Выбрать главу

Коронер был впечатлён, но кажется, чувствовал, что они отклоняются от темы.

- Когда в приют попала покойная?

- Около двух недель назад. Это было во вторник, ближе к вечеру. Она пришла одна, одетая так безвкусно и кричаще, как одеваются все, кто занимаются её ремеслом. Мэри была в смятении, но говорила очень мало. Я тогда был в приюте и говорил с ней сам. Чтобы соблюсти приличия, при разговоре присутствовала миссис Фиск. Моя работа такова, что я не могу позволить даже малейшего проявления непристойности.

- Конечно, нет, – согласился коронер.

- Сперва я был поряжен её манерами и речью. Она явно происходила из семейства, что занимает более высокое положение, чем большинство женщин, с которыми мы работали. Это делало её падение более трагичным – имея все преимущества образования и воспитания, она бы стала бы отличным примером своим невежественным сестрам. Должен признаться, я разрывался, не зная, нужно ли принимать её. Её слёзы, её раскаяние, её ясное понимание вины говорили, что она верном пути к спасению. С другой стороны, ей не хватало открытости – она не желала исповедаться в своем проступке. Это показало мне, что Мэри недостаточно смиренна и не может раскаяться от всего сердца. Она ничего не рассказала о своей семье, о прошлой жизни, ни о своем падении. Она упорно отказывалась даже сообщить свою фамилию – я боюсь, что даже имя, что она сказала, имя матери Господа нашего, не было настоящим.

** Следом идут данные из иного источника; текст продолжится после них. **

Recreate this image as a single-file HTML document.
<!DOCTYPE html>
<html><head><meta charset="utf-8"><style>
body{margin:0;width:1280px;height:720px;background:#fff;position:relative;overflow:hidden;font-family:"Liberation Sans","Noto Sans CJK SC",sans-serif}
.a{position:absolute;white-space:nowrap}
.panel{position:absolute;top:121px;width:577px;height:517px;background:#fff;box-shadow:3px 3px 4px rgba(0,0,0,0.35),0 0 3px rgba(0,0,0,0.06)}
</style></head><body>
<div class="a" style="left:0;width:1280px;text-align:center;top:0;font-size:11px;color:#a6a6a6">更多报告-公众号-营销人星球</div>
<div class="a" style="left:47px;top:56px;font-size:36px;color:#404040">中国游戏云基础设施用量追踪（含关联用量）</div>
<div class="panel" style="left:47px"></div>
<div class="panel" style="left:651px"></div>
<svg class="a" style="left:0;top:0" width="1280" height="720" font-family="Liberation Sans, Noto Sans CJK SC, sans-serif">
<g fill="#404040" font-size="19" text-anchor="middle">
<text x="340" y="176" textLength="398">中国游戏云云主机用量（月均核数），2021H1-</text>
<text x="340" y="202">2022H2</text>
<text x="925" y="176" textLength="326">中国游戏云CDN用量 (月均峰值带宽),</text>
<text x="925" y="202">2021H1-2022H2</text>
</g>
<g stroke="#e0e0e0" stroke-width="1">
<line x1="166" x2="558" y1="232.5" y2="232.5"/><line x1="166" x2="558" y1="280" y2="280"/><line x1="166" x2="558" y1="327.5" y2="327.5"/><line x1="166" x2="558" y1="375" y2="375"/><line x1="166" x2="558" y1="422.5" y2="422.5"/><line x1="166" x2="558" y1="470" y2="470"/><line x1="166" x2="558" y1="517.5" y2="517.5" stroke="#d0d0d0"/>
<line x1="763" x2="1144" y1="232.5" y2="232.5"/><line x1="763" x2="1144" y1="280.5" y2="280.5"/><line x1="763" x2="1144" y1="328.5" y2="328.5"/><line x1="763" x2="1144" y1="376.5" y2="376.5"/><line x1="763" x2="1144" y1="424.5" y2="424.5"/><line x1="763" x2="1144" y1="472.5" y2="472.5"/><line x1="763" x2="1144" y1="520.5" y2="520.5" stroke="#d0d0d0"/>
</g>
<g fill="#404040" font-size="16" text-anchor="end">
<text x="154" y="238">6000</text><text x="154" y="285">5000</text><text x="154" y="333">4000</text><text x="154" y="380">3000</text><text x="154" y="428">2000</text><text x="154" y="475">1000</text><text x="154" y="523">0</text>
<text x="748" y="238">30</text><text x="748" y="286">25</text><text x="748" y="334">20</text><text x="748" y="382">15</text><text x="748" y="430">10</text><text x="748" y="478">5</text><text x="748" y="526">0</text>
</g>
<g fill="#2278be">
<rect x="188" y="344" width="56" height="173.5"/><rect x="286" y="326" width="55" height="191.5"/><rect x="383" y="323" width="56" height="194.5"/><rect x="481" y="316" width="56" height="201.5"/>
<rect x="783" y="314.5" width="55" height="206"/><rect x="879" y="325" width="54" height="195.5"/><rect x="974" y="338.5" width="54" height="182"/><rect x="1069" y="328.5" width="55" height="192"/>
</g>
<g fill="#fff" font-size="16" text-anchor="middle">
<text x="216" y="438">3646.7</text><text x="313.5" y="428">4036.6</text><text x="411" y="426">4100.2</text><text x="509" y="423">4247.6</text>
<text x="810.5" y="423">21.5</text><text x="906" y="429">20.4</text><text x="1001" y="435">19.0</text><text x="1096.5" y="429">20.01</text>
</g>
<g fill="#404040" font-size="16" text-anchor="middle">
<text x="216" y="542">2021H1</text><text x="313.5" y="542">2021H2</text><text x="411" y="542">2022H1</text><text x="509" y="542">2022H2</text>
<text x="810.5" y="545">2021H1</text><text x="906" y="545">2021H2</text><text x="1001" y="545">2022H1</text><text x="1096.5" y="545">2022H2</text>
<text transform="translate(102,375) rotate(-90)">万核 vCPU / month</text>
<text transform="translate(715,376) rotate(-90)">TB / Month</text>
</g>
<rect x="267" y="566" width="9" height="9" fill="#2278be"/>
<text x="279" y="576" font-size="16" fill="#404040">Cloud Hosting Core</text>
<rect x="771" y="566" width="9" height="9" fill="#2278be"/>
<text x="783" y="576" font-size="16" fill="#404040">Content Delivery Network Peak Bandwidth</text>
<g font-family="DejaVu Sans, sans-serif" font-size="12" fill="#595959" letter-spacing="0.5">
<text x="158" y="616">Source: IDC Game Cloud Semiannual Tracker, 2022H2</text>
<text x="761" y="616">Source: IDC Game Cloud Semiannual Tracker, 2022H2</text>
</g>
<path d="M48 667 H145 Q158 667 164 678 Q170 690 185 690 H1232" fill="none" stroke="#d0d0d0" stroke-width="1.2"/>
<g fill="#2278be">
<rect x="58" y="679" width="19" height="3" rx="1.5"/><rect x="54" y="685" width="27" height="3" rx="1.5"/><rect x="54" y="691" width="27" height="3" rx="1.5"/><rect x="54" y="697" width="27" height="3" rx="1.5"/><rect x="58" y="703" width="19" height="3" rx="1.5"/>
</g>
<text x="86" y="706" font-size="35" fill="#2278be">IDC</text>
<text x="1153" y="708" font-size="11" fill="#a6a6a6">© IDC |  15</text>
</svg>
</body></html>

Что же мне было делать, джентльмены? – обратился он к восхищённым его речью присяжным. – Прогнать её – значит толкнуть обратно на тот путь, что она пыталась оставить. Но упорное молчание, которому она не дала никакого объяснения, показывало, что её ум и сердце преисполнены гордыни, что не оставляет места раскаянию. Я не мог придумать лучшего решения, чем принять её в приют, но провести строгую черту между ней и другими постоялицами, что доверились нам и готовы внимать нашим словам.

Чтобы открыть Мэри глаза на неполноту её раскаяния, я был обязан принять болезненные, но необходимые меры. Она сама обрекла себя на духовное одиночество так что я оставил в одиночестве её тело. По моему распоряжению, она должна спать одна, в комнате, где нет ничего, что могло быть отвлечь её, должна была есть за отдельным столом. Отец должен не только утешать, но и наказывать, а человек моего положения должен выразить неодобрение, когда душа отвергает единственное, что может её исцелить. То, что Мэри не покинула нас – хотя она могла сделать это, когда угодно – говорит мне, что в глубине своего сердца она понимала, что мною движет, и покаялась бы, если бы её вера была крепче, а тщеславие – слабее.

Он замолк. Зачарованные присяжные молчали.

- Конечно, её смерть стала ужасным потрясением. Я скорблю о ней всем сердцем. Она поспешила предстать перед Творцом со своей собственной кровью на руках, и нет судьбы, от которой я бы хотел избавить её сильнее, чем эта. Самоубийство – это грех, который я не оправдываю и не могу оправдать. Но я молюсь за неё и надеюсь, что она смогла найти покой и прощение там, где пребывает сейчас. Несмотря на её упрямство и преступное отчаяние – преступное, ибо кто смеет отчаиваться, когда все мы в руках Божьих, чей сын умер за наши грехи? – несмотря на это хочу думать, что на этот поступок её толкнуло не отсутствие благочестия, но бремя вины, столь великой, что разрушило её разум. Джентльмены, я надеюсь, что вынося свой вердикт, вы учтете душевое состояние, в котором пребывала Мэри и с добротой отнесётесь к её памяти, как если бы судили сами себя.

Женщины в зале тяжело вздыхали. Одна закрыла лицо платком. Присяжные опустила глаза, смущённо ёрзая, будто в церкви.

Джулиан восхищался Харкуртом. Тот смог обернуть смерть Мэри, что была под его попечением, на пользу себе и приюту. Никто и не подумал спросить, как он вообще позволил подобному случиться. Никого больше не интересовали факты – все умы занимала добрая, трагичная история, что сплёл преподобный. Джулиан видел в его показаниях множество дыр, в некоторые из которых мог бы проехать экипаж, запряжённый четвёркой лошадей. Но любой голос, назвавший их, оказался бы гласом вопиющего в пустыне.

- Ещё несколько вопросов, мистер Харкурт, – почти промурлыкал коронер. – Это просто формальность, ничего больше. Я уверен, никто из нас не хочет больше отрывать вас от вашей бесценной работы.

Харкурт благосклонно наклонил голову. Джулиану стало интересно, не окажется ли вскорости коронер членом Общества исправления. А как насчёт присяжных?